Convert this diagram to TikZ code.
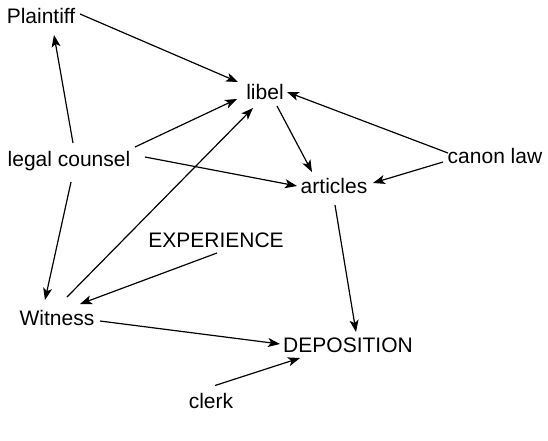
\documentclass[tikz,border=0pt]{standalone}
\usepackage{fontspec}
\setmainfont{Liberation Sans}
\usetikzlibrary{arrows.meta,calc}
\begin{document}
\begin{tikzpicture}[x=1pt,y=-1pt,
  lbl/.style={font=\fontsize{21}{25}\selectfont, anchor=base, inner sep=3pt, text height=15pt, text depth=4pt},
  conn/.style={line width=1.2pt, -{Stealth[length=12pt,width=9pt,inset=3pt]}}]
\useasboundingbox (0,0) rectangle (548,440);
\node[lbl] (plaintiff) at (41,23.5) {Plaintiff};
\node[lbl] (libel) at (265,99.5) {libel};
\node[lbl] (counsel) at (69,166.5) {legal counsel};
\node[lbl] (canon) at (495,163.5) {canon law};
\node[lbl] (articles) at (334,193.5) {articles};
\node[lbl] (experience) at (216,247.5) {EXPERIENCE};
\node[lbl] (witness) at (57,325.5) {Witness};
\node[lbl] (deposition) at (348,352.5) {DEPOSITION};
\node[lbl] (clerk) at (211,408) {clerk};
\draw[conn] ($(plaintiff)+(39,-4)$) -- ($(libel)+(-27,-12)$);
\draw[conn] ($(counsel)+(4,-18)$) -- ($(plaintiff)+(13,17)$);
\draw[conn] ($(counsel)+(66,-14)$) -- ($(libel)+(-28,5)$);
\draw[conn] ($(counsel)+(76,-4)$) -- ($(articles)+(-37,-2)$);
\draw[conn] ($(counsel)+(2,21)$) -- ($(witness)+(-12,-20)$);
\draw[conn] ($(canon)+(-47,-5)$) -- ($(libel)+(22,-2)$);
\draw[conn] ($(canon)+(-52,4)$) -- ($(articles)+(39,-5)$);
\draw[conn] ($(libel)+(12,12)$) -- ($(articles)+(-22,-16)$);
\draw[conn] ($(articles)+(1,17)$) -- ($(deposition)+(8,-15)$);
\draw[conn] ($(experience)+(1,11)$) -- ($(witness)+(23,-16)$);
\draw[conn] ($(witness)+(10,-23)$) -- ($(libel)+(-12,14)$);
\draw[conn] ($(witness)+(43,1)$) -- ($(deposition)+(-68,-3)$);
\draw[conn] ($(clerk)+(4,-17)$) -- ($(deposition)+(-48,11)$);
\end{tikzpicture}
\end{document}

§ GIVEN REQUEST: Copy every line above word for word and exclude the pictures.

§ FINISHED ANSWER:
Convert this diagram to TikZ code.
\documentclass[tikz,border=0pt]{standalone}
\usepackage{fontspec}
\setmainfont{Liberation Sans}
\usetikzlibrary{arrows.meta,calc}
\begin{document}
\begin{tikzpicture}[x=1pt,y=-1pt,
  lbl/.style={font=\fontsize{21}{25}\selectfont, anchor=base, inner sep=3pt, text height=15pt, text depth=4pt},
  conn/.style={line width=1.2pt, -{Stealth[length=12pt,width=9pt,inset=3pt]}}]
\useasboundingbox (0,0) rectangle (548,440);
\node[lbl] (plaintiff) at (41,23.5) {Plaintiff};
\node[lbl] (libel) at (265,99.5) {libel};
\node[lbl] (counsel) at (69,166.5) {legal counsel};
\node[lbl] (canon) at (495,163.5) {canon law};
\node[lbl] (articles) at (334,193.5) {articles};
\node[lbl] (experience) at (216,247.5) {EXPERIENCE};
\node[lbl] (witness) at (57,325.5) {Witness};
\node[lbl] (deposition) at (348,352.5) {DEPOSITION};
\node[lbl] (clerk) at (211,408) {clerk};
\draw[conn] ($(plaintiff)+(39,-4)$) -- ($(libel)+(-27,-12)$);
\draw[conn] ($(counsel)+(4,-18)$) -- ($(plaintiff)+(13,17)$);
\draw[conn] ($(counsel)+(66,-14)$) -- ($(libel)+(-28,5)$);
\draw[conn] ($(counsel)+(76,-4)$) -- ($(articles)+(-37,-2)$);
\draw[conn] ($(counsel)+(2,21)$) -- ($(witness)+(-12,-20)$);
\draw[conn] ($(canon)+(-47,-5)$) -- ($(libel)+(22,-2)$);
\draw[conn] ($(canon)+(-52,4)$) -- ($(articles)+(39,-5)$);
\draw[conn] ($(libel)+(12,12)$) -- ($(articles)+(-22,-16)$);
\draw[conn] ($(articles)+(1,17)$) -- ($(deposition)+(8,-15)$);
\draw[conn] ($(experience)+(1,11)$) -- ($(witness)+(23,-16)$);
\draw[conn] ($(witness)+(10,-23)$) -- ($(libel)+(-12,14)$);
\draw[conn] ($(witness)+(43,1)$) -- ($(deposition)+(-68,-3)$);
\draw[conn] ($(clerk)+(4,-17)$) -- ($(deposition)+(-48,11)$);
\end{tikzpicture}
\end{document}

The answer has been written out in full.